Comment by rednafi

21 days ago

Everyone claims they are x% more productive with LLMs, but once a greenfield project turns into a brownfield one, the second law of thermodynamics kicks in and these disposable components start becoming a liability.

On top of that, Hyrum’s law doesn’t go away just because your software has explicit contracts. In my experience, as more people start losing their agency over the code they generate, the system accumulates implicit cruft over time and other code starts depending on it.

Also, reliability is a reasoning problem. So operational excellence becomes scrappy with this way of working. It works for some software, but I don’t know whether this push to YOLO it is actually a good thing. C-levels are putting immense pressure in many big companies for everyone to adopt these tools and magically increase productivity while decreasing headcount to please investors. Not going too well so far.

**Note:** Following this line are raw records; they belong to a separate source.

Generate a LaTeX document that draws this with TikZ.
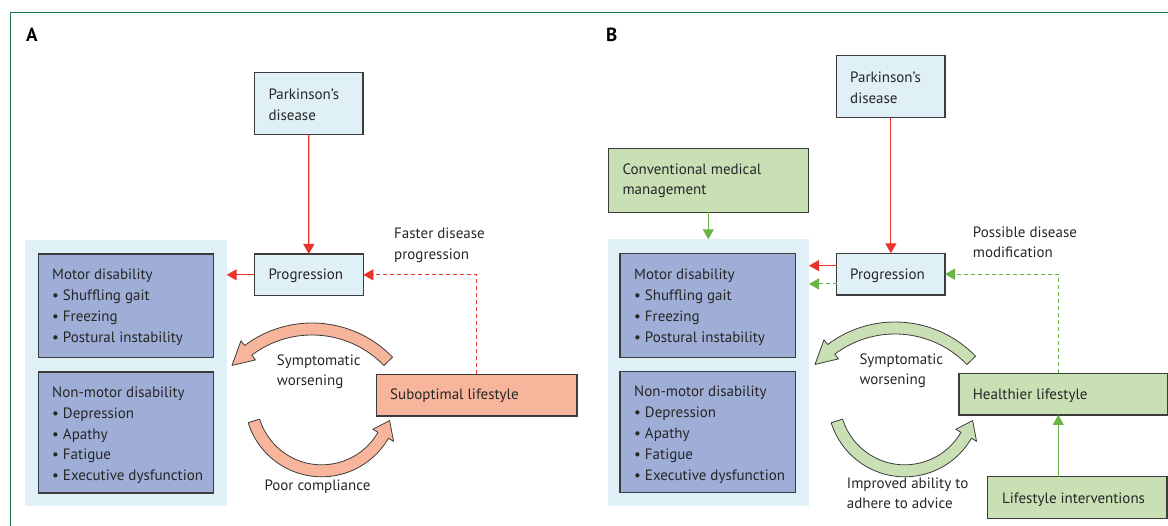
\documentclass[tikz,border=0pt]{standalone}
\usepackage{fontspec}
\setmainfont{PT Sans}
\usetikzlibrary{arrows.meta,calc}
\definecolor{lblue}{HTML}{DFF0F7}
\definecolor{peri}{HTML}{9EAED6}
\definecolor{salmon}{HTML}{F7B69B}
\definecolor{lgreen}{HTML}{C9E0B5}
\definecolor{bred}{HTML}{E8342A}
\definecolor{agreen}{HTML}{6AB446}
\definecolor{framegreen}{HTML}{1E7D46}
\definecolor{edgegray}{HTML}{3C3C3C}
\newcommand{\boxnode}[6]{\node[box,fill=#2,anchor=north west,minimum width={#5-#3},minimum height={#6-#4}] (#1) at (#3,-#4) {};}
\newcommand{\bandarr}[8]{%
  \pgfmathsetmacro{\ro}{#3+#4}\pgfmathsetmacro{\ri}{#3-#4}%
  \pgfmathsetmacro{\rbo}{#3+2*#4}\pgfmathsetmacro{\rbi}{#3-2*#4}%
  \filldraw[fill=#8, draw=edgegray, line width=0.8pt, line join=round, shift={(#1,#2)}]
    (#5:\ro) arc[start angle=#5, end angle=#6, radius=\ro] -- (#6:\rbo) -- (#7:#3) -- (#6:\rbi) -- (#6:\ri)
    arc[start angle=#6, end angle=#5, radius=\ri] -- cycle;}
\begin{document}
\begin{tikzpicture}[x=1pt,y=1pt,
  box/.style={draw=edgegray, line width=1.2pt, inner sep=0pt, outer sep=0pt},
  txt/.style={anchor=base west, inner sep=0pt, font=\fontsize{15}{18}\selectfont, text=black!85},
  lbl/.style={anchor=base west, inner sep=0pt, font=\fontsize{19}{22}\selectfont\bfseries},
  tip/.style={-{Triangle[length=10pt,width=11pt]}},
  redar/.style={tip, draw=bred, line width=1.2pt},
  grnar/.style={tip, draw=agreen, line width=1.2pt},
  dashline/.style={line width=1pt, dash pattern=on 4pt off 3pt}]
\useasboundingbox (0,0) rectangle (1168,-526);
\draw[framegreen, line width=1.2pt] (10.3,-540) -- (10.3,-12.3) -- (1180,-12.3);

% ---------------- Panel A ----------------
\node[lbl] (labA) at (26,-42) {A};
\fill[lblue] (25,-240) rectangle (226.7,-506);
\coordinate (panelAne) at (226.7,-240);
\boxnode{pdA}{lblue}{254.5}{72.3}{363}{134.7}
\boxnode{progA}{lblue}{254.3}{254}{363.3}{295.7}
\boxnode{motA}{peri}{38.3}{254}{213.3}{357.7}
\boxnode{nmA}{peri}{38.3}{372}{213.3}{493}
\boxnode{subA}{salmon}{376.7}{374.3}{577}{416}

\bandarr{312}{-435}{106}{6}{44}{127}{139}{salmon}
\bandarr{321.7}{-399.8}{71}{6}{197.3}{330}{343}{salmon}

\node[txt] (tpdA1) at (268.3,-100) {Parkinson’s};
\node[txt] (tpdA2) at (268.3,-120.7) {disease};
\node[txt] (tprogA) at (268.3,-280) {Progression};
\node[txt] (tfa1) at (394,-238.5) {Faster disease};
\node[txt] (tfa2) at (394,-259.3) {progression};
\node[txt] (tmA1) at (52,-280) {Motor disability};
\node[txt] (tmA2) at (52,-300.7) {• Shuffling gait};
\node[txt] (tmA3) at (52,-321.7) {• Freezing};
\node[txt] (tmA4) at (52,-342.7) {• Postural instability};
\node[txt] (tnA1) at (52,-397.7) {Non-motor disability};
\node[txt] (tnA2) at (52,-418.3) {• Depression};
\node[txt] (tnA3) at (52,-439.3) {• Apathy};
\node[txt] (tnA4) at (52,-460) {• Fatigue};
\node[txt] (tnA5) at (52,-480.7) {• Executive dysfunction};
\node[txt] (tswA1) at (276.7,-366) {Symptomatic};
\node[txt] (tswA2) at (276.7,-386) {worsening};
\node[txt] (tsub) at (390,-400) {Suboptimal lifestyle};
\node[txt] (tpc) at (264.3,-490) {Poor compliance};

\draw[redar] (pdA.south) -- (progA.north);
\draw[redar] (progA.west) -- (progA.west -| panelAne);
\draw[redar, dashline] (subA.north) |- (progA.east);

% ---------------- Panel B ----------------
\node[lbl] (labB) at (606,-42) {B};
\fill[lblue] (607.5,-239.3) rectangle (809,-506);
\coordinate (panelBne) at (809,-239.3);
\boxnode{pdB}{lblue}{836.7}{55.3}{945}{117.7}
\boxnode{conv}{lgreen}{608.3}{148.3}{808.3}{212.3}
\boxnode{progB}{lblue}{836.7}{253.3}{945}{295}
\boxnode{motB}{peri}{620}{253.3}{795.7}{357.3}
\boxnode{nmB}{peri}{620}{371.3}{795.7}{492.7}
\boxnode{healthy}{lgreen}{959}{373.3}{1167.3}{415}
\boxnode{lint}{lgreen}{987.7}{476.7}{1167}{518.3}

\bandarr{895}{-434}{106}{6}{44}{127}{139}{lgreen}
\bandarr{904.7}{-399.8}{71}{6}{197.3}{330}{343}{lgreen}

\node[txt] (tpdB1) at (850,-83) {Parkinson’s};
\node[txt] (tpdB2) at (850,-103.5) {disease};
\node[txt] (tconv1) at (622.3,-174.5) {Conventional medical};
\node[txt] (tconv2) at (622.3,-195) {management};
\node[txt] (tprogB) at (850,-279.3) {Progression};
\node[txt] (tpd1) at (972.7,-237.5) {Possible disease};
\node[txt] (tpd2) at (972.7,-258) {modification};
\node[txt] (tmB1) at (634,-279.5) {Motor disability};
\node[txt] (tmB2) at (634,-300.2) {• Shuffling gait};
\node[txt] (tmB3) at (634,-321.2) {• Freezing};
\node[txt] (tmB4) at (634,-342.2) {• Postural instability};
\node[txt] (tnB1) at (634,-397) {Non-motor disability};
\node[txt] (tnB2) at (634,-417.7) {• Depression};
\node[txt] (tnB3) at (634,-438.7) {• Apathy};
\node[txt] (tnB4) at (634,-459.4) {• Fatigue};
\node[txt] (tnB5) at (634,-480.1) {• Executive dysfunction};
\node[txt] (tswB1) at (859.3,-364.8) {Symptomatic};
\node[txt] (tswB2) at (859.3,-385) {worsening};
\node[txt] (thl) at (972.7,-400) {Healthier lifestyle};
\node[txt] (tia1) at (846.7,-488.3) {Improved ability to};
\node[txt] (tia2) at (846.7,-508.5) {adhere to advice};
\node[txt] (tli) at (1002,-503.3) {Lifestyle interventions};

\coordinate (hx) at (1058.3,-300);
\draw[redar] (pdB.south) -- (progB.north);
\draw[redar] ([yshift=8.5pt]progB.west) -- ([yshift=8.5pt]progB.west -| panelBne);
\draw[grnar, dashline] ([yshift=-9.8pt]progB.west) -- ([yshift=-9.8pt]progB.west -| panelBne);
\draw[grnar] (conv.south) -- (conv.south |- panelBne);
\draw[grnar, dashline] (healthy.north -| hx) |- (progB.east);
\draw[grnar] (lint.north -| hx) -- (healthy.south -| hx);
\end{tikzpicture}
\end{document}
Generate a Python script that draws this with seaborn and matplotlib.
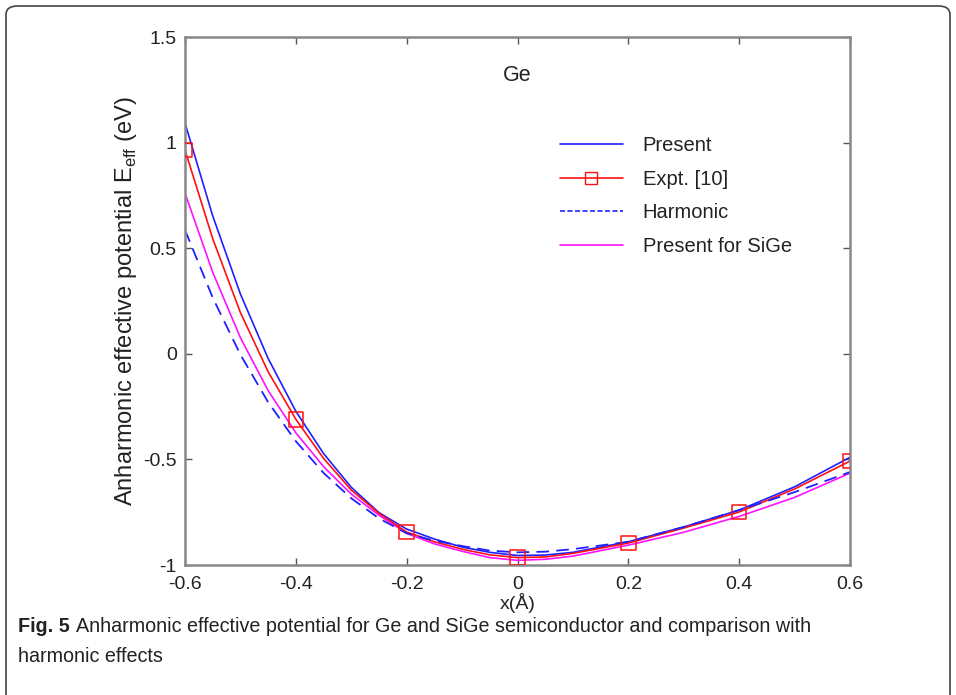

A good interface doesn’t magically make vibe-coded implementations with little oversight usable. Rewriting it over and over again in the same manner and expecting improvement is not the kind of engineering I want to do.

> Rewriting it over and over again in the same manner and expecting improvement is not the kind of engineering I want to do.

let's step back a bit and see this from a single system perspective.

you are already doing it (optimizing a function, a hot code path, etc...) over and over again. albeit much slower than an agent can iterate.

  • Typically, it's not reiterating in the SAME manner. Refactoring happens in the presense of new information. In the case of an agent, that's usually not true.

    • One can argue that it can be that way if you hook the agent to github/gitlab or jira.